Once word got out that I would be walking the Camino, I had to face friends and family who, while generally supportive, were not entirely clear as to what it was I was doing or why. I could understand their concerns for my safety and for my preparedness–or what some considered lack thereof. I could almost “hear” their thoughts, their questions: Why is she doing this? Is she mad? The former question proved more and more difficult to answer. “Well, just because!” was not sufficient. When I would explain that I had been wanting to do the Camino since the first time I went to Spain on a Fulbright back in 1979, folks tended to understand although in some cases the obvious next question was, “So why now?” I too asked myself: Why in winter, during the holidays? Won’t you miss your family? It was a hard time to be away. I would be missing the holidays–Christmas, New Year’s, my birthday, my Mom’s, sisters’ and friends’ birthdays.
When others would ask, I would smile and acknowledge that yes, of course, I would miss my family and friends–I would miss so much! I would certainly miss celebrating Mom’s 86th birthday, miss the tamaladas—both at Christmas and for Elsa’s birthday—miss the children all dressed in their Christmas finery, and my sisters’ “pink” experience; I would simply miss the fun of being in Laredo with Mom and my siblings and their families in the house where I have spent almost all of the last 60 Christmases.
Start of parenthetical note–By the “pink” experience, I mean how for Christmas, my 7 sisters and I dress in a selected color. In 2010, it was Mari’s choice—Pink! The year before she had given us the color; so all year we had been on the lookout for a pink top that we could wear on Christmas Eve. We had started the tradition four years before with the youngest of the sisters, so we had already worn silver, red, and purple. I had already found a pink turtle neck that I knew would fit the occasion; now I would not wear it! In 2011, it will be Christmas Green and Leticia selected the color. Elsa is already agonizing as to what she will choose for us to wear in 2012—End of parenthetical note.
At times I was tormented with the what-ifs and the I-should’ves that plague me as I am about to start any important project. But, I held fast. “It’s now or never!” I would explain how on several occasions I had attempted to make the walk and how my dream had remained a dream, deferred due to circumstances beyond my control. This time, I told myself (and whoever would listen), I am determined to do it, come hell or high water! I was determined to get myself to Spain, to get myself to France, to start walking and do as much as I could every day and not stop until I reached Santiago.
The question remained “Why?” I must confess that I didn’t always deny people’s assumptions as to why I was doing it. I didn’t clarify when some friends assumed that I was doing it for religious reasons, assuming I was paying a manda, a vow to Santiago. Perhaps they knew something I didn’t. Or when someone assumed that it was an attempt to show others and myself that I was still physically able to do such things, I remained silent. I harbored thoughts of writing an op ed piece that would tell the world why I was doing it.
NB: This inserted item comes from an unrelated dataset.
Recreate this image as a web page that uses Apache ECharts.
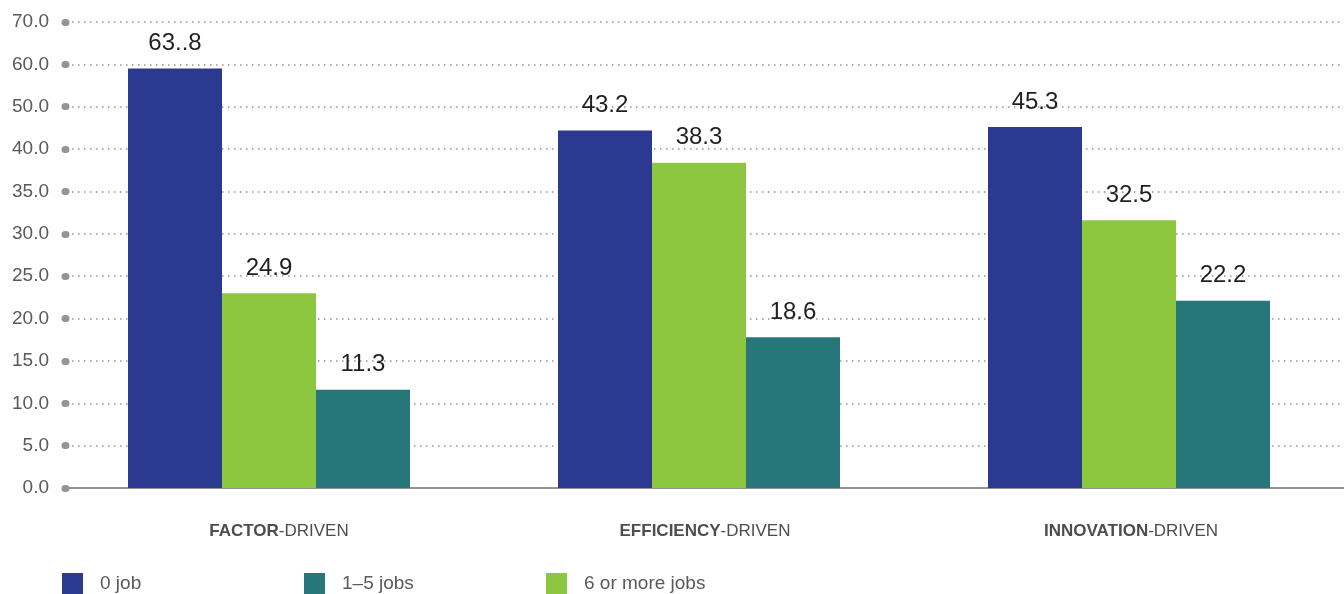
<!DOCTYPE html>
<html>
<head>
<meta charset="utf-8">
<script src="https://cdn.jsdelivr.net/npm/echarts@6/dist/echarts.min.js"></script>
<style>
  html, body { margin: 0; padding: 0; background: #ffffff; }
  #chart { width: 1344px; height: 594px; }
</style>
</head>
<body>
<div id="chart"></div>
<script>
// Categories (bold part before the hyphen)
const categories = ['FACTOR-DRIVEN', 'EFFICIENCY-DRIVEN', 'INNOVATION-DRIVEN'];
// Y axis tick labels as printed (ticks are evenly spaced)
const yTickLabels = ['0.0', '5.0', '10.0', '15.0', '20.0', '25.0', '30.0', '35.0', '40.0', '50.0', '60.0', '70.0'];
// Bar heights as drawn, in axis units (5 per tick)
const zeroJobHeights = [49.5, 42.2, 42.6];
const sixPlusHeights = [23.0, 38.4, 31.6];
const oneToFiveHeights = [11.6, 17.8, 22.1];
// Value labels as printed
const zeroJobLabels = ['63..8', '43.2', '45.3'];
const sixPlusLabels = ['24.9', '38.3', '32.5'];
const oneToFiveLabels = ['11.3', '18.6', '22.2'];
// Series names
const seriesNames = ['0 job', '1\u20135 jobs', '6 or more jobs'];

const COLORS = { blue: '#2b3990', teal: '#26767a', green: '#8dc63f' };
const FONT = '"Liberation Sans", Arial, sans-serif';

const chart = echarts.init(document.getElementById('chart'), null, { renderer: 'canvas' });

function labelCfg(texts) {
  return {
    show: true,
    position: 'top',
    distance: 13,
    fontFamily: FONT,
    fontSize: 24,
    color: '#231f20',
    formatter: p => texts[p.dataIndex]
  };
}

function legendAt(left, name) {
  return {
    left: left,
    top: 573,
    padding: 0,
    itemWidth: 21,
    itemHeight: 21,
    icon: 'rect',
    data: [name],
    selectedMode: false,
    textStyle: { fontFamily: FONT, fontSize: 19, color: '#58595b', padding: [0, 0, 0, 12] }
  };
}

chart.setOption({
  animation: false,
  backgroundColor: '#ffffff',
  grid: [
    { left: 66, right: 0, top: 22, bottom: 106, containLabel: false },
    { left: 54, width: 1294, top: 22, bottom: 106, containLabel: false }
  ],
  legend: [
    legendAt(62, seriesNames[0]),
    legendAt(304, seriesNames[1]),
    legendAt(546, seriesNames[2])
  ],
  xAxis: [
    {
      gridIndex: 0,
      type: 'category',
      data: categories,
      axisLine: { show: true, lineStyle: { color: '#939598', width: 2 } },
      axisTick: { show: false },
      axisLabel: {
        margin: 35,
        fontFamily: FONT,
        fontSize: 17,
        color: '#4d4d4f',
        formatter: v => {
          const i = v.indexOf('-');
          return '{b|' + v.slice(0, i) + '}{r|' + v.slice(i) + '}';
        },
        rich: {
          b: { fontFamily: FONT, fontWeight: 'bold', fontSize: 17, color: '#4d4d4f' },
          r: { fontFamily: FONT, fontSize: 17, color: '#4d4d4f' }
        }
      }
    },
    {
      gridIndex: 1,
      type: 'category',
      data: categories,
      axisLine: { show: false },
      axisTick: { show: false },
      axisLabel: { show: false }
    }
  ],
  yAxis: [
    {
      gridIndex: 0,
      type: 'value',
      min: 0,
      max: 55,
      interval: 5,
      axisLine: { show: false },
      axisTick: { show: true, length: 1, lineStyle: { color: '#939598', width: 7, cap: 'round' } },
      axisLabel: {
        margin: 17,
        fontFamily: FONT,
        fontSize: 19,
        color: '#58595b',
        formatter: v => yTickLabels[Math.round(v / 5)]
      },
      splitLine: { show: true, lineStyle: { color: '#939598', width: 1.5, type: [1.5, 4.5] } }
    },
    {
      gridIndex: 1,
      type: 'value',
      min: 0,
      max: 55,
      interval: 5,
      show: false,
      splitLine: { show: false }
    }
  ],
  series: [
    {
      name: seriesNames[0], type: 'bar', xAxisIndex: 1, yAxisIndex: 1, data: zeroJobHeights, barWidth: 94, barGap: '0%',
      itemStyle: { color: COLORS.blue }, label: labelCfg(zeroJobLabels)
    },
    {
      name: seriesNames[2], type: 'bar', xAxisIndex: 1, yAxisIndex: 1, data: sixPlusHeights, barWidth: 94, barGap: '0%',
      itemStyle: { color: COLORS.green }, label: labelCfg(sixPlusLabels)
    },
    {
      name: seriesNames[1], type: 'bar', xAxisIndex: 1, yAxisIndex: 1, data: oneToFiveHeights, barWidth: 94, barGap: '0%',
      itemStyle: { color: COLORS.teal }, label: labelCfg(oneToFiveLabels)
    }
  ]
});
</script>
</body>
</html>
I sent out Thanksgiving Day cards to out of town friends with a personal note saying that I would be walking the Camino and therefore not sending out my usual Christmas cards. They too asked “Why?”
Why? Why do people walk the Camino and have for centuries? It can certainly be for religious reasons, to pay a manda, to suffer and atone for some sin, to have the time to contemplate life, to prove that one can perform the athletic feat that it entails, to be a tourist and visit the various sites along the way—the monasteries, the Roman ruins, the cathedrals. Many peregrinos—some of whom we met along the way—have walked the Camino several times; they are said to be enganchados, hooked, by the Camino. Could it be the magic? The spiritual experiences? The high one experiences seeing the majestic mountains, the beautiful sunsets, the flora and fauna of Navarra and Galicia? Could it be the miracles? The people that one meets? Or a combination of all of these?
Ultimately, the question remains a personal one. Everyone who walks the Camino asks the question and everyone answers differently. But we all do it for only one reason: Because we can! There are many who want to and don’t. Others who dream of doing it and don’t. Still others who can and won’t. Many don’t finish or choose to walk etapas of the path. There are many reasons why many who say they want to don’t. There are some who cannot afford it, others whose fears or doubts paralyze them. I had my share of reasons over the years.
My friend Becky Vela, my traveling companion, had walked it before, alone and in winter. So why was she doing it again? To be with me? To walk the stretches where she had had to take a bus in the previous pilgrimage? Only she can answer why she walked it the first time, why she walked it again four years later. I chose to walk it in winter because it was almost guaranteed that there would not be many other pilgrims. I could relish my solitude, my time for reflection and contemplation. I did it because I could. I now know I walked it to fulfill a spiritual need, to physically step on a path that was laid out centuries ago, by pre-Christian seekers, travelers, pilgrims to the end of the earth, followers of the path of the stars. I did it to follow my life’s path.